Very similar worries about the quality of British manpower led Parliament to pass legislation in the 1860s enforcing medical inspection of all prostitutes in seaports and garrison towns. These were the Contagious Diseases Acts bitterly opposed by Josephine Butler and her Ladies National Association as being both immoral and an insult to the dignity and liberty of the prostitutes themselves. In the 1870s, as Corbin describes, Butler extended her campaign against the treatment of prostitutes into France, where she received marked support from the Protestant community. And this fact, together with the scale and ultimate success of Butler’s campaign in Britain, raises some important questions about the nature of female influence in the 19th century which neither of these books seriously address. The agitation against the Contagious Diseases Acts, like the campaign against slavery and the slave trade, like the movement to repeal the Corn Laws, and like Chartism, drew on the active support of thousands of women, particularly Quakers and Protestant dissenters.

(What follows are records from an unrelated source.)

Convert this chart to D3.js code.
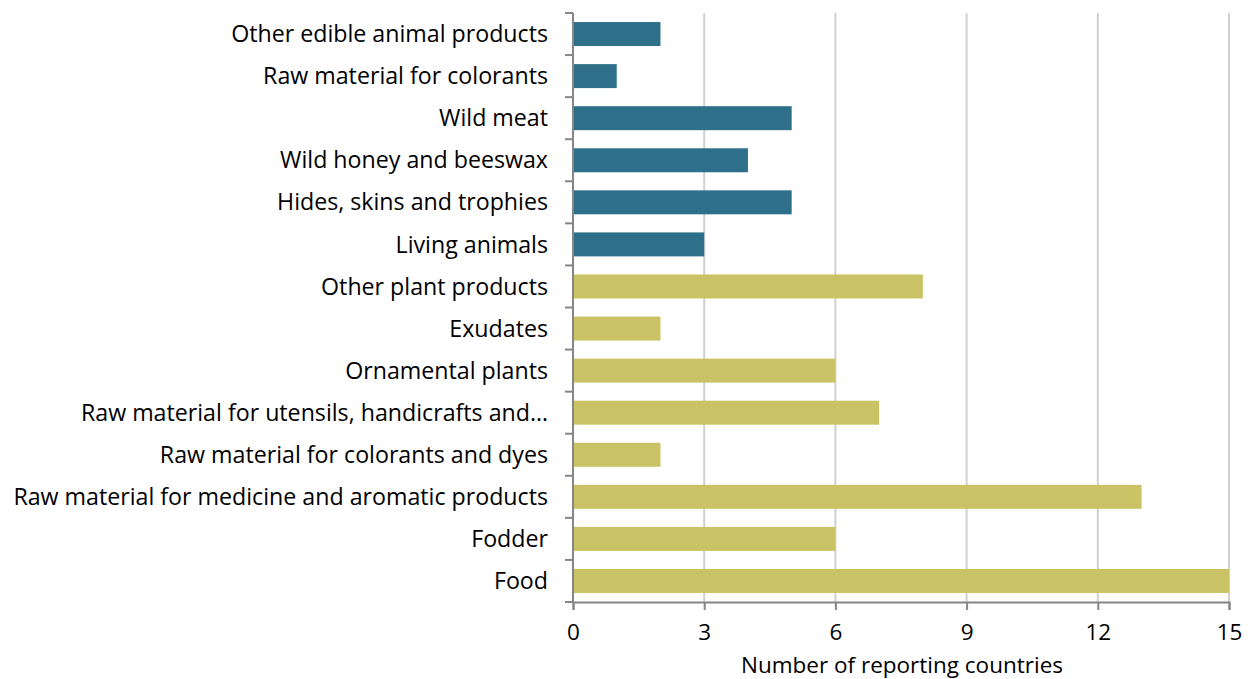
<!DOCTYPE html>
<html><head><meta charset="utf-8">
<script src="https://cdn.jsdelivr.net/npm/d3@7"></script>
<style>body{margin:0;background:#fff;} text{font-family:"Open Sans",sans-serif;}</style>
</head><body>
<svg id="c" width="1257" height="679"></svg>
<script>
const categories = ["Other edible animal products","Raw material for colorants","Wild meat","Wild honey and beeswax","Hides, skins and trophies","Living animals","Other plant products","Exudates","Ornamental plants","Raw material for utensils, handicrafts and…","Raw material for colorants and dyes","Raw material for medicine and aromatic products","Fodder","Food"];
const values = [2,1,5,4,5,3,8,2,6,7,2,13,6,15];
const groups = ["animal","animal","animal","animal","animal","animal","plant","plant","plant","plant","plant","plant","plant","plant"];
const xTicks = [0,3,6,9,12,15];
const colors = {animal:"#2E7089", plant:"#C9C366"};

const svg = d3.select("#c");
const m = {l:573, r:1229, t:13, b:602};
const x = d3.scaleLinear().domain([0,15]).range([m.l, m.r]);
const y = d3.scaleBand().domain(categories).range([m.t, m.b]).paddingInner(0.43).paddingOuter(0.215);

// gridlines
svg.append("g").selectAll("line").data(xTicks.slice(1)).join("line")
  .attr("x1",d=>x(d)).attr("x2",d=>x(d)).attr("y1",m.t).attr("y2",m.b)
  .attr("stroke","#d0d0d0").attr("stroke-width",2);

// bars
svg.append("g").selectAll("rect").data(categories).join("rect")
  .attr("x",x(0)).attr("y",d=>y(d)).attr("height",y.bandwidth())
  .attr("width",(d,i)=>x(values[i])-x(0))
  .attr("fill",(d,i)=>colors[groups[i]]);

// y axis
const step = (m.b-m.t)/categories.length;
const yb = d3.range(categories.length+1).map(i=>m.t+i*step);
const ya = svg.append("g");
ya.append("line").attr("x1",m.l).attr("x2",m.l).attr("y1",m.t).attr("y2",m.b).attr("stroke","#868686").attr("stroke-width",2);
ya.selectAll("line.t").data(yb).join("line").attr("class","t")
  .attr("x1",m.l-8).attr("x2",m.l).attr("y1",d=>d).attr("y2",d=>d).attr("stroke","#868686").attr("stroke-width",2);
ya.selectAll("text").data(categories).join("text")
  .attr("x",548).attr("y",d=>y(d)+y.bandwidth()/2).attr("dy","0.35em")
  .attr("text-anchor","end").attr("font-size",23.2).attr("fill","#000").text(d=>d);

// x axis
const xa = svg.append("g").attr("transform",`translate(0,${m.b})`)
  .call(d3.axisBottom(x).tickValues(xTicks).tickSize(8).tickPadding(14));
xa.select(".domain").attr("stroke","#868686").attr("stroke-width",2);
xa.selectAll(".tick line").attr("stroke","#868686").attr("stroke-width",2);
xa.selectAll(".tick text").attr("font-size",22.5).attr("fill","#000").style("font-family","'Open Sans',sans-serif");

svg.append("text").attr("x",902).attr("y",672.5).attr("text-anchor","middle")
  .attr("font-size",22.5).attr("fill","#000").text("Number of reporting countries");
</script>
</body></html>
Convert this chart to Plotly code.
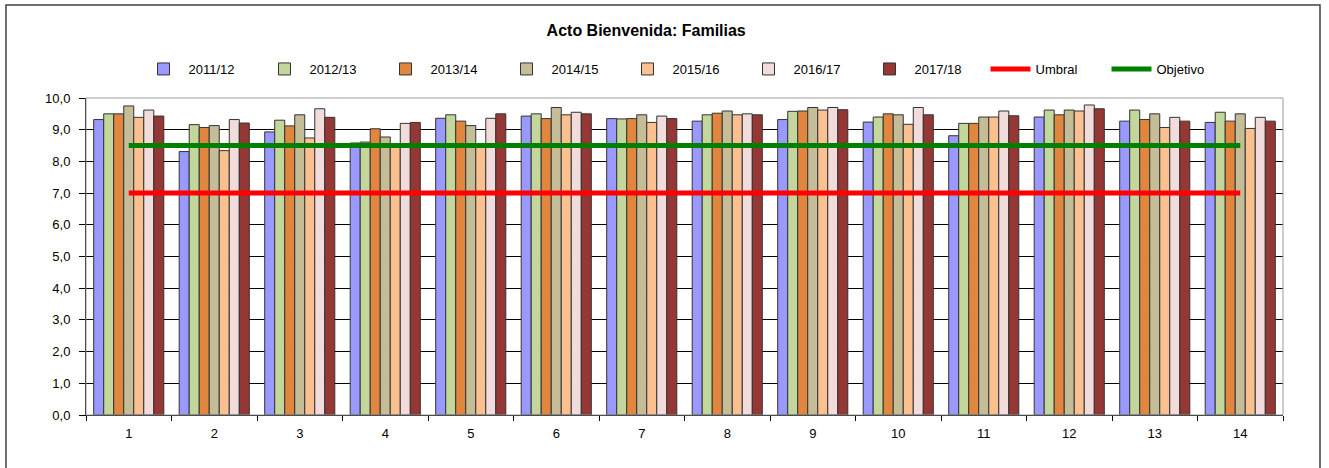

In Britain, at least, it is simply not the case that – as Lynn Hunt claims – ‘in the 19th century women were restricted to the private sphere more than ever before.’ Rather, this period saw a marked increase in active female involvement in social, philanthropic and political movements. To the extent that a similar rise in female activism did not occur in France, how far was this due to that country’s dominant Roman Catholicism and very different political traditions? Neither Perrot and her collaborators nor Alain Corbin tells us. They hardly discuss religion at all, nor do they often touch on the distinctiveness of French government and political theory. Yet all of these things influenced attitudes to the family, to sexuality and to morality. It is surely time for what used to be called the New Social History to come to grips with the older histories of state and church and nation: time for the history of the private to intersect properly with the analysis of power.